[Source code of charts]
★ ★ ★ ★
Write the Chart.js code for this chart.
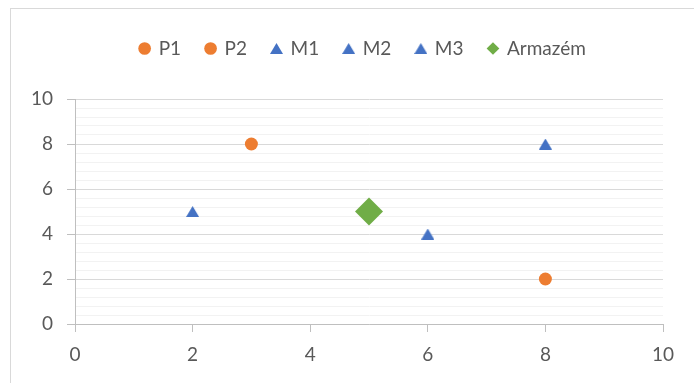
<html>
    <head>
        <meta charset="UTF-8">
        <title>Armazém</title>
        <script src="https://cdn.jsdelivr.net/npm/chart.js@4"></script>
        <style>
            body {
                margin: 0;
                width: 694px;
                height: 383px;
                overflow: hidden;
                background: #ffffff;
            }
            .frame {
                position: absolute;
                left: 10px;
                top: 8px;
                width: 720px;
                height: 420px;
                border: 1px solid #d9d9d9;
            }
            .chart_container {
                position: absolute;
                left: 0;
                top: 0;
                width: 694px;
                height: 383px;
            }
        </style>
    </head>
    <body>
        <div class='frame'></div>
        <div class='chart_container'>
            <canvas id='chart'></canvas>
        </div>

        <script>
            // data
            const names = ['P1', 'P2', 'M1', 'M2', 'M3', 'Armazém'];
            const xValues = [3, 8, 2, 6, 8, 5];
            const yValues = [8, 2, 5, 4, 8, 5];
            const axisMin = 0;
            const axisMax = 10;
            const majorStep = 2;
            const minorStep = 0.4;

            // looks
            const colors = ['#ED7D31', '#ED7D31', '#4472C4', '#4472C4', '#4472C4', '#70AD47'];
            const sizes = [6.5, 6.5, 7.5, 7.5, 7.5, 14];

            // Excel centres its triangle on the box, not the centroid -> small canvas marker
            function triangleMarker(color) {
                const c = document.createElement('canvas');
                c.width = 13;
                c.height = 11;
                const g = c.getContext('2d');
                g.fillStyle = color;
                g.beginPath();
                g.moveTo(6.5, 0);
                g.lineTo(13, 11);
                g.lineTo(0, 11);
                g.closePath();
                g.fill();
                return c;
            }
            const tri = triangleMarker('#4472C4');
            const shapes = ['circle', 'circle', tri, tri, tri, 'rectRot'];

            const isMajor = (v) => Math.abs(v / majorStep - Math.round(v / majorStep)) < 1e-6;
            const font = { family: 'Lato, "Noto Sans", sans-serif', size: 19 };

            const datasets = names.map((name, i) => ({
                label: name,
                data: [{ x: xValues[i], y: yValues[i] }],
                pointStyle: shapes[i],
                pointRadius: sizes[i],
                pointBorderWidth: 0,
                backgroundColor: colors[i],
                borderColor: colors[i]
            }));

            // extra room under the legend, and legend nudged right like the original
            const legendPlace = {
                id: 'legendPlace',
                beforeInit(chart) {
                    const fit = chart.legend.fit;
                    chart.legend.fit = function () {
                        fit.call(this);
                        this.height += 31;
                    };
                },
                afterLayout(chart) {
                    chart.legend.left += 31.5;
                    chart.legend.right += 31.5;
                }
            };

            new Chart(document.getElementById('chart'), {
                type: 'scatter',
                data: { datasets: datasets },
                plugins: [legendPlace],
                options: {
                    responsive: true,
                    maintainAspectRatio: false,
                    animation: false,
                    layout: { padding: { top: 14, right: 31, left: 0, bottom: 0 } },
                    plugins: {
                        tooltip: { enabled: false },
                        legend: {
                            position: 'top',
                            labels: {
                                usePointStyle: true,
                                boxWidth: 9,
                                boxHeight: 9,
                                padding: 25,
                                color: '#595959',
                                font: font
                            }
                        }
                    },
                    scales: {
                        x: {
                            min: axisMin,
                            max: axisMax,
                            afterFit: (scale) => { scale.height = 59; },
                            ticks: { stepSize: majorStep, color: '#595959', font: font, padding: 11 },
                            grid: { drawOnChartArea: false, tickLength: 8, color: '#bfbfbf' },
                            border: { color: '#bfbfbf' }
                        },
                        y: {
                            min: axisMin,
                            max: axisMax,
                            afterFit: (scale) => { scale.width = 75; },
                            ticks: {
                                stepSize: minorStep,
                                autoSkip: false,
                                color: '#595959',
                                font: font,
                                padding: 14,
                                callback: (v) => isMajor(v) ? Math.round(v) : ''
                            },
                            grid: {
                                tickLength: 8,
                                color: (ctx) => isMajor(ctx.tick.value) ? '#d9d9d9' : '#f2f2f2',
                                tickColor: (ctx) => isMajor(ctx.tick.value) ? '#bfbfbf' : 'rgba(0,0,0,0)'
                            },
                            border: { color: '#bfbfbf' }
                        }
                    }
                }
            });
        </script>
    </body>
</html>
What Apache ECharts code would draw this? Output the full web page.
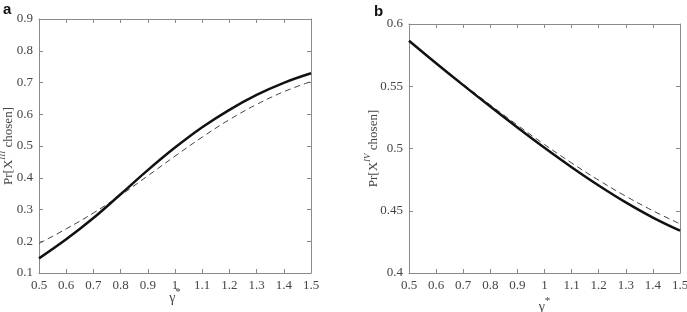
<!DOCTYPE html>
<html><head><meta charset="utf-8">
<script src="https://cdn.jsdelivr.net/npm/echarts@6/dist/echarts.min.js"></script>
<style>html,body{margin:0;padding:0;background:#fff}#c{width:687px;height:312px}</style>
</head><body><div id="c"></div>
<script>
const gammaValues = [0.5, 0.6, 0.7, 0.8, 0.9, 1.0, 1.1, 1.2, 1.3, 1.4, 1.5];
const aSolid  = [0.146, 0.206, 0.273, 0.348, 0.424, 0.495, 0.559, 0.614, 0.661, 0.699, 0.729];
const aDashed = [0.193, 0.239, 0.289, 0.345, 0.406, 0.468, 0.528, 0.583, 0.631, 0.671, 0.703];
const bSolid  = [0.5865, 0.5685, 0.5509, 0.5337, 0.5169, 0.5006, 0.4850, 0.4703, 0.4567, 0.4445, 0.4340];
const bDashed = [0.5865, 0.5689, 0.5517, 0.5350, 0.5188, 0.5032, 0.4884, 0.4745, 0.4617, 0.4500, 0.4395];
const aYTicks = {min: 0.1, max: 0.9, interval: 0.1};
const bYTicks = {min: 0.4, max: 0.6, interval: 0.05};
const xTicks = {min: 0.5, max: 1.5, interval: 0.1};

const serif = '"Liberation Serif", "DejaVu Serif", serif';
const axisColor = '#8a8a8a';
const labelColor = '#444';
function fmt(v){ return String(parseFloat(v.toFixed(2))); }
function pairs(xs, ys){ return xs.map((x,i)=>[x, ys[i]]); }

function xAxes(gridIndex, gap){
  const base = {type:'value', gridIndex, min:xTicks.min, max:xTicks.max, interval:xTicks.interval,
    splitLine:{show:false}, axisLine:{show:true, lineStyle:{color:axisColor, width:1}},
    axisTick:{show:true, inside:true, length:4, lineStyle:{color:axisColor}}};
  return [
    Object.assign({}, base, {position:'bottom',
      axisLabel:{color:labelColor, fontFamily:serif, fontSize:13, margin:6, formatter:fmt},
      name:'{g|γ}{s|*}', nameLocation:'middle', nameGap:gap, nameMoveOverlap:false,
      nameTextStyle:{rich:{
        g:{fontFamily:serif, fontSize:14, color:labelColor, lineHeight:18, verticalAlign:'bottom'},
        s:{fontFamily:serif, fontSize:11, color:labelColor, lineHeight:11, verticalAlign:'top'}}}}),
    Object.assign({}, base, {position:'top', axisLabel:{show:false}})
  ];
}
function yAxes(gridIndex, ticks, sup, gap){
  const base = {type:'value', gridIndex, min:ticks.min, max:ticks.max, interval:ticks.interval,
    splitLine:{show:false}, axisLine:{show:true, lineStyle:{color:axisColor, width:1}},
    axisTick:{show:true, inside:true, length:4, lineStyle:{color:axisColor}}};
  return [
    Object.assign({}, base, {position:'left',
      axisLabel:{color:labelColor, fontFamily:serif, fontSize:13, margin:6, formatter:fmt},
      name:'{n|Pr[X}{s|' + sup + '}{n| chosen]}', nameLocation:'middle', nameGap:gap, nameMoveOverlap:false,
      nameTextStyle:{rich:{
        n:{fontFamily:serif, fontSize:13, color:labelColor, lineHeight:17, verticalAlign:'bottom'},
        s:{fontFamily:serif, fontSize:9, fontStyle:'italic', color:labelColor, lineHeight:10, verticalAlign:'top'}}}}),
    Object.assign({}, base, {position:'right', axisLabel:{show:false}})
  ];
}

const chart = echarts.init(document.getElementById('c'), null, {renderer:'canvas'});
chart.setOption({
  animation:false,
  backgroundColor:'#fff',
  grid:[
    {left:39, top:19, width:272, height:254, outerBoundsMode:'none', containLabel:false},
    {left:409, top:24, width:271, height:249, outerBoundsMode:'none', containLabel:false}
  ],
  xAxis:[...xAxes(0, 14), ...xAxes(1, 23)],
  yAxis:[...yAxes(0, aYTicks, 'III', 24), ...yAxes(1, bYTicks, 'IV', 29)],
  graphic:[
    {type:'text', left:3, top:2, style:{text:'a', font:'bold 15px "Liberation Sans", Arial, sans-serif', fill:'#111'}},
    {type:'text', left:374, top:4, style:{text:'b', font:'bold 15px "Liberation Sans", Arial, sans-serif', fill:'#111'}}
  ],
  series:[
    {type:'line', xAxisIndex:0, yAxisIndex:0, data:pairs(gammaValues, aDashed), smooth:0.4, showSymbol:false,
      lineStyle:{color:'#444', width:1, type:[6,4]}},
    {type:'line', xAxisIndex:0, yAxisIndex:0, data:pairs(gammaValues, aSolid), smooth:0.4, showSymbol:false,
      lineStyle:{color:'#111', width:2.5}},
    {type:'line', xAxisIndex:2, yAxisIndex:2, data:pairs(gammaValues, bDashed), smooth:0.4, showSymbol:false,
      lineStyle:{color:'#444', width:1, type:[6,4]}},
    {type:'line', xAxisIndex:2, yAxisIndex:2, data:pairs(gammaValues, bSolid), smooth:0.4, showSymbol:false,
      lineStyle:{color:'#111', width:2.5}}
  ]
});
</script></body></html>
★ ★ ★ ★
* **What you have to do**: Look above for the line with "What Apache ECharts" and the line with "return xs.map((x,i)=>[x, ys[i]]);", then copy exactly the lines from the first through the second, both kept, with no pictures.

* **Answer to this problem**:
What Apache ECharts code would draw this? Output the full web page.
<!DOCTYPE html>
<html><head><meta charset="utf-8">
<script src="https://cdn.jsdelivr.net/npm/echarts@6/dist/echarts.min.js"></script>
<style>html,body{margin:0;padding:0;background:#fff}#c{width:687px;height:312px}</style>
</head><body><div id="c"></div>
<script>
const gammaValues = [0.5, 0.6, 0.7, 0.8, 0.9, 1.0, 1.1, 1.2, 1.3, 1.4, 1.5];
const aSolid  = [0.146, 0.206, 0.273, 0.348, 0.424, 0.495, 0.559, 0.614, 0.661, 0.699, 0.729];
const aDashed = [0.193, 0.239, 0.289, 0.345, 0.406, 0.468, 0.528, 0.583, 0.631, 0.671, 0.703];
const bSolid  = [0.5865, 0.5685, 0.5509, 0.5337, 0.5169, 0.5006, 0.4850, 0.4703, 0.4567, 0.4445, 0.4340];
const bDashed = [0.5865, 0.5689, 0.5517, 0.5350, 0.5188, 0.5032, 0.4884, 0.4745, 0.4617, 0.4500, 0.4395];
const aYTicks = {min: 0.1, max: 0.9, interval: 0.1};
const bYTicks = {min: 0.4, max: 0.6, interval: 0.05};
const xTicks = {min: 0.5, max: 1.5, interval: 0.1};

const serif = '"Liberation Serif", "DejaVu Serif", serif';
const axisColor = '#8a8a8a';
const labelColor = '#444';
function fmt(v){ return String(parseFloat(v.toFixed(2))); }
function pairs(xs, ys){ return xs.map((x,i)=>[x, ys[i]]); }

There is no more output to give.